Longer weight loss treatment programs may be necessary to improve blood sugar levels

Current clinical recommendations for behavioral weight loss treatment call for 16 weekly sessions, but that may not be enough to improve blood sugar levels in patients who are at risk for developing diabetes, University of Florida researchers have found.

The scientists discovered that among people who participated in eight-week, 16-week or 24-week weight loss treatment sessions, only the participants in the 24-week treatment group achieved significant improvements in their hemoglobin A1c (a measure of average blood sugar over two to three months), as well as fasting blood glucose, when compared to a nutrition education control group. The findings appear in the journal BMJ Open Diabetes Research & Care.

“We hope that our findings may help guide physicians in their clinical decision making to help patients achieve not only weight loss, but also meaningful reductions in blood sugar,” said lead author Viviana Bauman, a third-year doctoral student in the College of Public Health and Health Professions’ department of clinical and health psychology.

Organizations such as the American Diabetes Association and the Centers for Disease Control and Prevention recommend that people whose blood sugar levels meet the criteria for prediabetes, a major risk factor for Type 2 diabetes, participate in treatment programs to lose weight and lower blood sugar.

For the current study, researchers analyzed data from the Rural Lifestyle Intervention Treatment Effectiveness, or Rural LITE, trial, led by Michael G. Perri, Ph.D., dean of the College of Public Health and Health Professions and a professor in the department of clinical and health psychology. Participants were assigned to a low dose (eight weeks), moderate dose (16 weeks) or high dose (24 weeks) of a behavioral weight loss intervention. Program content was based on the National Diabetes Prevention Program. Participants met in groups for 90 minutes weekly with an interventionist and were instructed to follow a low-calorie diet, increase physical activity using a home-based walking program and use behavior change strategies, such as goal setting, daily steps and problem-solving techniques. A nutrition education control group (eight weeks) received education on nutrition and physical activity, but no instruction on behavioral strategies.

Bauman and her colleagues analyzed outcomes for the 287 participants in the Rural LITE trial who had blood sugar levels in the prediabetes range. Participants in the high-dose treatment group had a larger, though not significantly greater, weight loss than the moderate-dose treatment (an average of 24 vs. 22 pounds), both of which were significantly greater than the losses in the low-dose and education control conditions (14 and eight pounds, respectively).

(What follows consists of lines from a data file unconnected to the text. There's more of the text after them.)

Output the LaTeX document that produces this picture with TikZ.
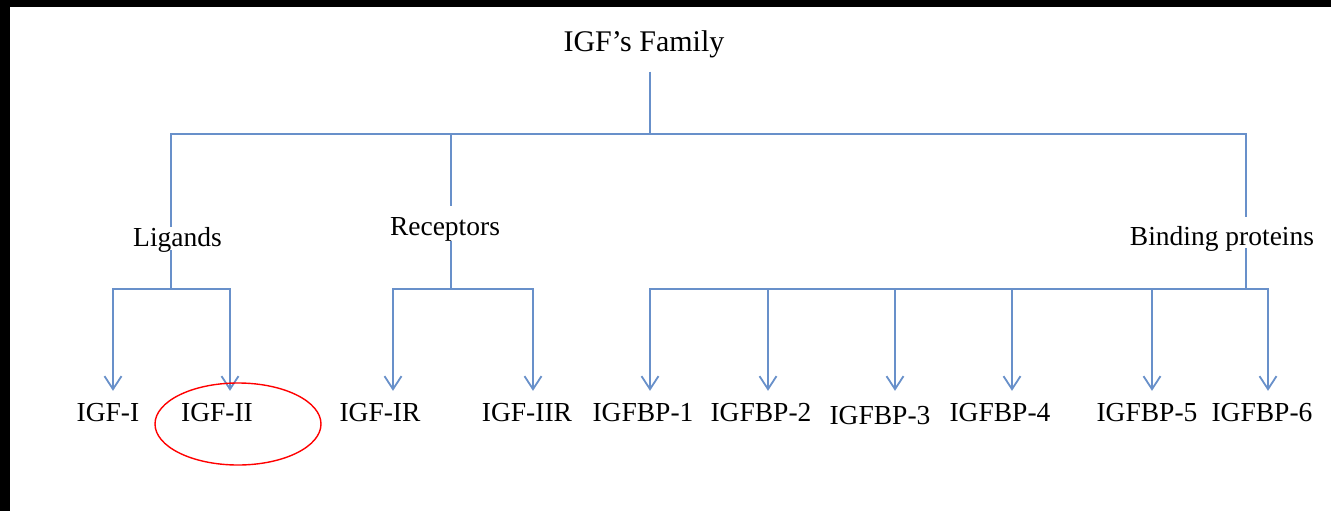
\documentclass[tikz,border=0pt]{standalone}
\usepackage{fontspec}
\setmainfont{Liberation Serif}
\usetikzlibrary{arrows.meta}
\definecolor{lineblue}{RGB}{104,144,202}
\tikzset{
  conn/.style={draw=lineblue, line width=2.2pt},
  arr/.style={conn, -{Straight Barb[length=13pt,width=17pt,line width=1.8pt]}, shorten >=11pt},
  lbl/.style={anchor=base, inner sep=0pt, font=\fontsize{27.5}{32}\selectfont, text height=19pt, text depth=6pt},
  ttl/.style={anchor=base, inner sep=0pt, font=\fontsize{30}{35}\selectfont}
}
\begin{document}
\begin{tikzpicture}[x=1pt,y=-1pt]
\useasboundingbox (0,0) rectangle (1331,511);
\fill[white] (0,0) rectangle (1331,511);
\fill[black] (0,0) rectangle (1331,7);
\fill[black] (0,0) rectangle (10,511);

% nodes
\node[ttl] (title) at (644,52) {IGF’s Family};
\node[lbl] (lig) at (177.5,246) {Ligands};
\node[lbl] (rec) at (445,235) {Receptors};
\node[lbl] (bin) at (1222,245) {Binding proteins};

\node[lbl] (l1) at (108,421) {IGF-I};
\node[lbl] (l2) at (217,421) {IGF-II};
\node[lbl] (l3) at (380,421) {IGF-IR};
\node[lbl] (l4) at (527,421) {IGF-IIR};
\node[lbl] (l5) at (643,421) {IGFBP-1};
\node[lbl] (l6) at (761,421) {IGFBP-2};
\node[lbl] (l7) at (880,424) {IGFBP-3};
\node[lbl] (l8) at (1000,421) {IGFBP-4};
\node[lbl] (l9) at (1147,421) {IGFBP-5};
\node[lbl] (l10) at (1262,421) {IGFBP-6};

% junction coordinates
\coordinate (tb) at (650,134);
\coordinate (tl) at (171,134);
\coordinate (tm) at (451,134);
\coordinate (tr) at (1246,134);

\coordinate (lj) at (171,289);
\coordinate (la) at (113,289);
\coordinate (lb) at (230,289);

\coordinate (rj) at (451,289);
\coordinate (ra) at (393,289);
\coordinate (rb) at (533,289);

\coordinate (bj) at (1246,289);
\coordinate (b1) at (650,289);
\coordinate (b2) at (768,289);
\coordinate (b3) at (895,289);
\coordinate (b4) at (1012,289);
\coordinate (b5) at (1152,289);
\coordinate (b6) at (1268,289);

% top level
\draw[conn, shorten <=13pt] (title.south -| tb) -- (tb);
\draw[conn, line cap=rect] (tl) -- (tr);
\draw[conn] (tl) -- (lig.north -| tl);
\draw[conn, shorten >=10pt] (tm) -- (rec.north -| tm);
\draw[conn, shorten >=9pt] (tr) -- (bin.north -| tr);

% ligands
\draw[conn, shorten <=-2pt] (lig.south -| lj) -- (lj);
\draw[conn, line cap=rect] (la) -- (lb);
\draw[arr] (la) -- (la |- l1.north);
\draw[arr] (lb) -- (lb |- l2.north);

% receptors
\draw[conn] (rec.south -| rj) -- (rj);
\draw[conn, line cap=rect] (ra) -- (rb);
\draw[arr] (ra) -- (ra |- l3.north);
\draw[arr] (rb) -- (rb |- l4.north);

% binding proteins
\draw[conn, shorten <=-3pt] (bin.south -| bj) -- (bj);
\draw[conn, line cap=rect] (b1) -- (b6);
\draw[arr] (b1) -- (b1 |- l5.north);
\draw[arr] (b2) -- (b2 |- l6.north);
\draw[arr, shorten >=14pt] (b3) -- (b3 |- l7.north);
\draw[arr] (b4) -- (b4 |- l8.north);
\draw[arr] (b5) -- (b5 |- l9.north);
\draw[arr] (b6) -- (b6 |- l10.north);

% red highlight ellipse
\draw[red, line width=1.4pt] (238,424) ellipse [x radius=83pt, y radius=41pt];
\end{tikzpicture}
\end{document}
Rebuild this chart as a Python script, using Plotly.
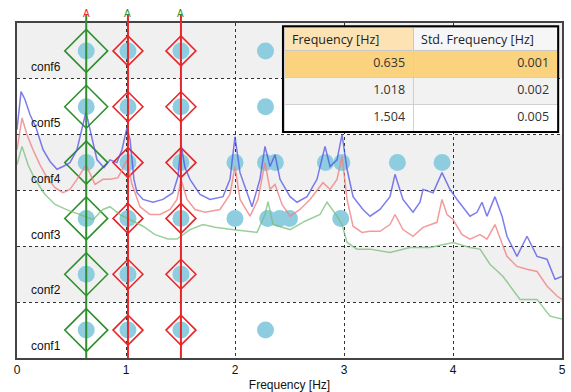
import plotly.graph_objects as go

# ---------------- data ----------------
configs = ["conf1", "conf2", "conf3", "conf4", "conf5", "conf6"]

poles = {
    "conf1": [0.635, 1.018, 1.504, 2.28],
    "conf2": [0.635, 1.018, 1.504],
    "conf3": [0.635, 1.018, 1.504, 2.00, 2.30, 2.41, 2.50, 2.97],
    "conf4": [0.635, 1.018, 1.504, 2.00, 2.28, 2.37, 2.83, 2.98, 3.49, 3.90],
    "conf5": [0.635, 1.018, 1.504, 2.28],
    "conf6": [0.635, 1.018, 1.504, 2.28],
}

mode_freq = [0.635, 1.018, 1.504]
mode_std = [0.001, 0.002, 0.005]
mode_label = ["A", "A", "A"]

x_ticks = [0, 1, 2, 3, 4, 5]

blue_f = [0.000, 0.037, 0.073, 0.119, 0.174, 0.239, 0.303, 0.367, 0.422, 0.486, 0.550, 0.606, 0.633, 0.670,
          0.734, 0.798, 0.853, 0.917, 0.963, 1.009, 1.037, 1.073, 1.101, 1.156, 1.248, 1.339, 1.431, 1.477,
          1.505, 1.541, 1.587, 1.679, 1.771, 1.890, 1.954, 2.000, 2.046, 2.156, 2.229, 2.275, 2.321, 2.367,
          2.413, 2.505, 2.569, 2.661, 2.752, 2.826, 2.872, 2.936, 2.982, 3.028, 3.083, 3.174, 3.239, 3.330,
          3.422, 3.468, 3.541, 3.633, 3.697, 3.725, 3.817, 3.899, 3.972, 4.037, 4.156, 4.220, 4.266, 4.312,
          4.385, 4.450, 4.495, 4.587, 4.679, 4.771, 4.862, 4.936, 5.000]
blue_a = [4.09, 4.77, 4.63, 4.36, 4.13, 3.73, 3.52, 3.38, 3.43, 3.50, 3.73, 4.18, 4.41, 4.09,
          3.55, 3.41, 3.55, 3.50, 3.73, 4.13, 3.91, 3.20, 2.96, 2.84, 2.79, 2.84, 2.96, 3.25,
          3.82, 3.41, 3.20, 2.93, 2.84, 2.89, 3.20, 3.96, 3.32, 2.71, 3.20, 3.79, 3.43, 3.64,
          3.20, 2.89, 2.79, 2.89, 3.20, 3.79, 3.43, 3.55, 4.00, 3.38, 2.89, 2.66, 2.54, 2.66,
          2.89, 3.29, 2.84, 2.61, 2.79, 3.02, 2.96, 3.32, 3.02, 2.84, 2.54, 2.61, 2.79, 2.54,
          2.89, 2.54, 2.18, 1.82, 2.18, 1.82, 1.77, 1.41, 1.46]

red_f = [0.000, 0.046, 0.092, 0.147, 0.211, 0.275, 0.349, 0.422, 0.486, 0.550, 0.633, 0.716, 0.789, 0.853,
         0.927, 1.009, 1.055, 1.128, 1.220, 1.312, 1.404, 1.468, 1.505, 1.560, 1.633, 1.725, 1.862, 1.954,
         2.000, 2.046, 2.138, 2.211, 2.275, 2.321, 2.367, 2.431, 2.505, 2.596, 2.688, 2.807, 2.872, 2.936,
         2.982, 3.028, 3.083, 3.165, 3.239, 3.330, 3.422, 3.468, 3.541, 3.633, 3.725, 3.853, 3.899, 3.945,
         4.000, 4.083, 4.156, 4.248, 4.312, 4.385, 4.495, 4.587, 4.679, 4.771, 4.862, 4.954, 5.000]
red_a = [3.73, 4.30, 4.00, 3.73, 3.46, 3.23, 3.05, 2.96, 3.02, 3.20, 3.46, 3.11, 3.20, 3.20,
         3.23, 3.55, 3.11, 2.71, 2.57, 2.57, 2.66, 2.84, 3.20, 2.84, 2.66, 2.61, 2.66, 2.93,
         3.43, 2.84, 2.54, 2.84, 3.50, 3.02, 3.11, 2.75, 2.54, 2.66, 2.84, 3.14, 3.02, 3.20,
         3.61, 2.84, 2.36, 2.25, 2.27, 2.27, 2.39, 2.57, 2.30, 2.18, 2.34, 2.43, 2.84, 2.57,
         2.48, 2.21, 2.13, 2.21, 2.13, 2.39, 1.82, 1.64, 1.59, 1.55, 1.29, 1.11, 1.05]

green_f = [0.000, 0.046, 0.101, 0.165, 0.257, 0.349, 0.394, 0.486, 0.578, 0.697, 0.789, 0.853, 0.945, 1.037,
           1.156, 1.266, 1.385, 1.468, 1.587, 1.706, 1.817, 1.972, 2.083, 2.202, 2.275, 2.303, 2.349, 2.505,
           2.642, 2.780, 2.844, 2.936, 2.982, 3.028, 3.119, 3.239, 3.422, 3.606, 3.789, 4.000, 4.156, 4.248,
           4.339, 4.459, 4.615, 4.771, 4.890, 5.000]
green_a = [3.46, 3.79, 3.46, 3.20, 2.93, 2.75, 2.71, 2.63, 2.57, 2.48, 2.66, 2.71, 2.57, 2.48,
           2.36, 2.21, 2.13, 2.13, 2.30, 2.39, 2.34, 2.30, 2.27, 2.25, 2.57, 2.80, 2.39, 2.30,
           2.45, 2.57, 2.79, 2.54, 2.39, 2.07, 1.95, 1.95, 1.89, 1.98, 1.98, 2.07, 1.98, 1.95,
           1.68, 1.46, 1.05, 1.05, 0.75, 0.70]

# ---------------- styles ----------------
GREEN = "#2f8f2f"
RED = "#e8262a"
DOT = "#8ecde0"
FONT = "Liberation Sans"

fig = go.Figure()

# spectra (background)
for f, a, c in [(green_f, green_a, "rgba(120,190,120,0.75)"),
                (red_f, red_a, "rgba(240,130,130,0.8)"),
                (blue_f, blue_a, "rgba(80,80,230,0.75)")]:
    fig.add_trace(go.Scatter(x=f, y=a, mode="lines", line=dict(color=c, width=1.5),
                             yaxis="y2", hoverinfo="skip", showlegend=False))

# stabilisation dots
for i, cfg in enumerate(configs):
    xs = poles[cfg]
    fig.add_trace(go.Scatter(x=xs, y=[i + 0.5] * len(xs), mode="markers",
                             marker=dict(color=DOT, size=17, line=dict(width=0)),
                             showlegend=False, name=cfg))

# selected modes: diamonds
for k, fm in enumerate(mode_freq):
    col = GREEN if k == 0 else RED
    sz = 33 if k == 0 else 23
    fig.add_trace(go.Scatter(x=[fm] * len(configs), y=[i + 0.5 for i in range(len(configs))],
                             mode="markers",
                             marker=dict(symbol="diamond-open", size=sz, color=col, line=dict(color=col, width=1.6)),
                             showlegend=False))

# background bands
shapes = []
for i in range(len(configs)):
    if i % 2 == 1:
        shapes.append(dict(type="rect", xref="paper", yref="y", x0=0, x1=1, y0=i, y1=i + 1,
                           fillcolor="#f0f0f0", line=dict(width=0), layer="below"))
# vertical mode lines
for k, fm in enumerate(mode_freq):
    col = GREEN if k == 0 else RED
    shapes.append(dict(type="line", xref="x", yref="paper", x0=fm, x1=fm, y0=0, y1=1.026,
                       line=dict(color=col, width=2), layer="above"))
fig.update_layout(shapes=shapes)

annotations = []
for i, cfg in enumerate(configs):
    annotations.append(dict(x=0.11, y=i + 0.21, xref="x", yref="y", text=cfg, showarrow=False,
                            xanchor="left", yanchor="middle", font=dict(family=FONT, size=12, color="#111")))
for k, fm in enumerate(mode_freq):
    col = RED if k == 0 else GREEN
    annotations.append(dict(x=fm, y=1.027, xref="x", yref="paper", text=mode_label[k], showarrow=False,
                            xanchor="center", yanchor="middle", font=dict(family=FONT, size=10, color=col)))
fig.update_layout(annotations=annotations)

# table
fig.add_trace(go.Table(
    domain=dict(x=[0.49, 0.991], y=[0.67, 0.988]),
    columnwidth=[129, 144],
    header=dict(values=["Frequency [Hz]", "Std. Frequency [Hz]"],
                fill=dict(color=["#fde3b3", "#f6f6f6"]),
                line=dict(color="#c8c8c8", width=1),
                align="left", height=23,
                font=dict(family="Open Sans", size=12.5, color="#222")),
    cells=dict(values=[[f"{v:.3f}" for v in mode_freq], [f"{v:.3f}" for v in mode_std]],
               fill=dict(color=[["#fbd27e", "#f2f2f2", "#ffffff"], ["#fbd27e", "#f2f2f2", "#ffffff"]]),
               line=dict(color="#d0d0d0", width=1),
               align="right", height=27,
               font=dict(family="Open Sans", size=12.5, color="#333")),
))
fig.add_shape(type="rect", xref="paper", yref="paper", x0=0.488, x1=0.993, y0=0.675, y1=0.99,
              line=dict(color="black", width=2), fillcolor="rgba(0,0,0,0)", layer="above")

fig.update_layout(
    width=571, height=392,
    margin=dict(l=17, r=9, t=23, b=34),
    paper_bgcolor="white", plot_bgcolor="white",
    font=dict(family=FONT, size=12, color="#111"),
    xaxis=dict(range=[0, 5], tickvals=x_ticks, ticktext=[str(t) for t in x_ticks],
               showgrid=True, gridcolor="#333", griddash="dot", gridwidth=1,
               showline=True, linecolor="#444", linewidth=2, mirror=True,
               ticks="", ticklen=0, zeroline=False, automargin=False,
               title=dict(text="Frequency [Hz]", standoff=6, font=dict(size=12)),
               tickfont=dict(size=12)),
    yaxis=dict(range=[0, 6], tickvals=[0, 1, 2, 3, 4, 5, 6], showticklabels=False,
               showgrid=True, gridcolor="#333", griddash="dot", gridwidth=1,
               showline=True, linecolor="#444", linewidth=2, mirror=True,
               ticks="", zeroline=False, automargin=False),
    yaxis2=dict(range=[0, 6], overlaying="y", visible=False),
)

fig.write_html("out.html", config={"displayModeBar": False},
               post_script="document.body.style.margin='0';")
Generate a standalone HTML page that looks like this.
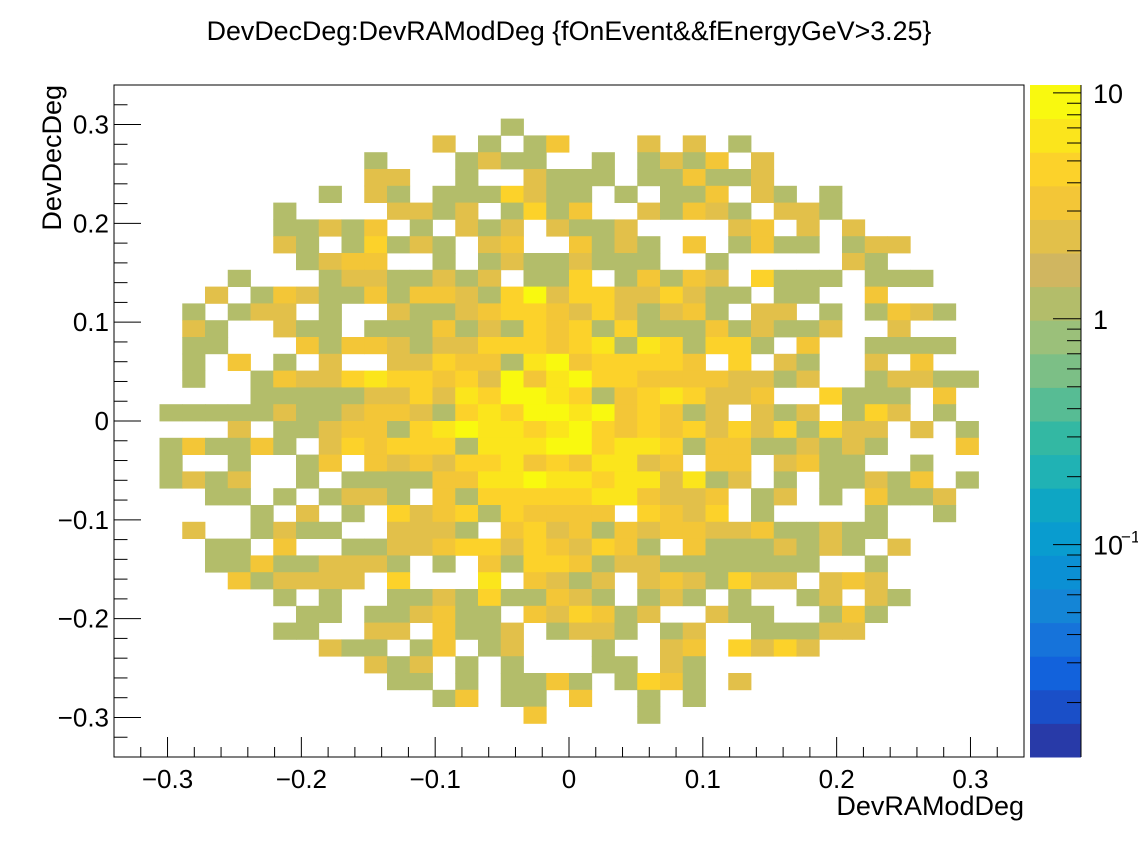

Researchers found significant improvements in blood sugar over six months in both the high and moderate dose conditions, but not in the low and control conditions. In addition, compared to the low and control conditions, only the high-dose group experienced a significantly greater improvement in blood sugar levels.

“These findings leave us with some intriguing questions that are yet to be answered,” Perri said. “For example, were the improvements in glycemic control observed for the high   dose group vs. the low and control conditions (but not for the moderate group vs. the low and control conditions) due to the small additional amount of weight loss in the high vs. moderate conditions? Or, could the findings be attributed to the greater length of dieting in the high vs. the moderate conditions?”

Bauman notes that unfortunately, some weight regain among participants is common when weight loss treatment programs end. Scientists should continue to evaluate treatment approaches that offer ongoing support to help people maintain weight loss and healthy behaviors.

“There are still a lot of different approaches being tested for weight loss maintenance and one thing that stands out is continued contact,” she said. “Studies have shown over and over again that when you treat overweight or obesity as a chronic condition versus an acute problem, you are able to sustain weight loss longer term.”

In addition to Bauman and Perri, the study authors include Aviva Ariel-Donges and Eliza Gordon, doctoral students in the UF department of clinical and health psychology; Michael Daniels, Sc.D., professor and chair of the UF department of statistics; Dandan Xu, Ph.D., of the department of statistics and data sciences at the University of Texas at Austin; Kathryn Ross, Ph.D., an assistant professor in the UF department of clinical and health psychology; and Marian Limacher, M.D., a professor of medicine and senior associate dean in the UF College of Medicine. The study was funded by a grant from the National Institutes of Health.